The city council's refusal to grant planning permission for housing at the former training ground at Bellefield has led officials in the blue corner to hint at a conspiracy against their club, who want to develop the site to help fund a badly needed new stadium outside the city limits in Kirkby. The manager, David Moyes, who believes they cannot compete long-term with the acknowledged Big Four clubs from the cramped confines of Goodison Park, added to the row ahead of today's FA Cup tie at Anfield, saying: "That's a real disappointment for Everton. It's a blow and it sounds absolutely ridiculous. There's something not right."
In six years at the club, Moyes has reluctantly accepted the financial constraints under which he is forced to work. On Friday he proudly insisted: "We're not a selling club". But he felt it necessary to add immediately: "We might not be a buying one either".
Two loan signings is the very best that can be hoped for in this transfer window for a club who finished in the top six in three of the past four seasons and are back there again at present after losing only twice in 15 games.
That run includes draws with Manchester United, Chelsea and, best of all, Liverpool in last Monday's first leg of the double-header that concludes today. The signs at present are that Everton are running a happier ship than the one on the other side of Stanley Park and, while leaving others to make direct comparisons with Rafa Benitez, Moyes was quick to point to an excellent relationship with his chairman, Bill Kenwright.
"I have control of the club, with the chairman. I have a chairman who would never do anything without my say-so. It's important that managers have control. That's something you earn by how you work within the club and how you deal with people. Bill Kenwright gives me every penny he can and like me he's doing everything he can to make Everton better."
Finding £15 million for the young midfielder Marouane Fellaini in the summer was only possible after selling Andy Johnson for more than two-thirds of that fee. The sort of sums Moyes is more used to handling were £2m for Mikel Arteta and £1.5m for Tim Cahill, which have proved to be two extraordinary pieces of business for players who give Everton followershope for any game.

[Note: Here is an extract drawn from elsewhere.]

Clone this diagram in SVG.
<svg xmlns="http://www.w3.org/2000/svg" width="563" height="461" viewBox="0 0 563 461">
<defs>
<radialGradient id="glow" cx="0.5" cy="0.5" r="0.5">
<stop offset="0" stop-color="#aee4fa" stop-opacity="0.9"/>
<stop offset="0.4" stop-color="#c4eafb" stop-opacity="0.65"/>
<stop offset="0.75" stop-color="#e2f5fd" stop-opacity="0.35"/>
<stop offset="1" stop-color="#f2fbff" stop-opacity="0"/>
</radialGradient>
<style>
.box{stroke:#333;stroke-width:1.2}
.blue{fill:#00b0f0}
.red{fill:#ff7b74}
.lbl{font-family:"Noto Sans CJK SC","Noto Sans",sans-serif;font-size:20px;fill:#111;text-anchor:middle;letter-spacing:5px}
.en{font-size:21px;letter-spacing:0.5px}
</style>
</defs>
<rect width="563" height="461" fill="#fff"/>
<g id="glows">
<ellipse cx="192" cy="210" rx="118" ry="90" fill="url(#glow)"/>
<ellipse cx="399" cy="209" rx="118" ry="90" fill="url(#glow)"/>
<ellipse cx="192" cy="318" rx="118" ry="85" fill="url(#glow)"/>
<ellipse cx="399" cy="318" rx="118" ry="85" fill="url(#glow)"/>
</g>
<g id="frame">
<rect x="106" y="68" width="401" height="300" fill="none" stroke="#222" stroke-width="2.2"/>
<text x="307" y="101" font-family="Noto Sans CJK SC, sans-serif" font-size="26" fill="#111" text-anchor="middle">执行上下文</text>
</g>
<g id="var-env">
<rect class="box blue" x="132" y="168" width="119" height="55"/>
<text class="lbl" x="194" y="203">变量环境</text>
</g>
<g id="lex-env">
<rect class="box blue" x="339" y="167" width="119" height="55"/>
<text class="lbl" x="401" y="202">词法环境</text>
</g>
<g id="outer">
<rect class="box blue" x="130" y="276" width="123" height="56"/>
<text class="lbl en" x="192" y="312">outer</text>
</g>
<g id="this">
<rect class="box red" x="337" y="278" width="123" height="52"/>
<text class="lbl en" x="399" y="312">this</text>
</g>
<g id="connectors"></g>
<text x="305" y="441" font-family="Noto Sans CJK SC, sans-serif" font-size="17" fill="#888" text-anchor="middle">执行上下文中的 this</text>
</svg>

"Tim's been a great servant for us," Moyes said. "He comes up with impor-tant goals in big games. We missed him with injury and I think he's only just getting back to the form he'd been in. It's the third time he's done the same metatarsal, so it's been a long haul, and a slow rehabilitation. The goal the other night [against Liverpool] was a pure goalscorer's instinct," he added. "But whatever role you ask him to do he does to the best of his ability, which makes him a diamond."
With Victor Anichebe their only fit striker, Everton have been fortunate to have a player of Cahill's ability adding a scoring threat as well as the sort of spirit that seems to come ingrained in all Australian sportsmen.
At the other end of the pitch, keeping six successive clean sheets before Steven Gerrard muddied one on Monday has contributed to the feeling that if they can only come through this tie, Everton are quite capable of restoring their fading reputation as an FA Cup team; all the more so when so many other sides at the top and bottom of the Premier League haveother priorities – today's opponents included. "You saw Portsmouth and Cardiff have great runs to the final last year," Moyes said. "But the draw's always vital. It's the hurdles you have to jump before you get there, and the one we've got to jump is a big one."
Cardiff City v Arsenal (1.30pm, Setanta Sports 1)
Lukasz Fabianski, given a chance in goal, may need a history lesson as to why no Arsenal goalkeeper ever wears a brand-new jersey since poor Dan Lewis fumbled a shot over the line to give Cardiff the Cup in 1927. Arsenal should administer a lesson of their own if they weather an early storm.
Liverpool v Everton (4pm, Setanta Sports 1)
The home side will refresh their team after Monday's League meeting, which is hardly an option for their badly stretched visitors. Whoever steps up their game should secure the desired result. The fifth-round draw will be held after this game at 6pm on ITV1.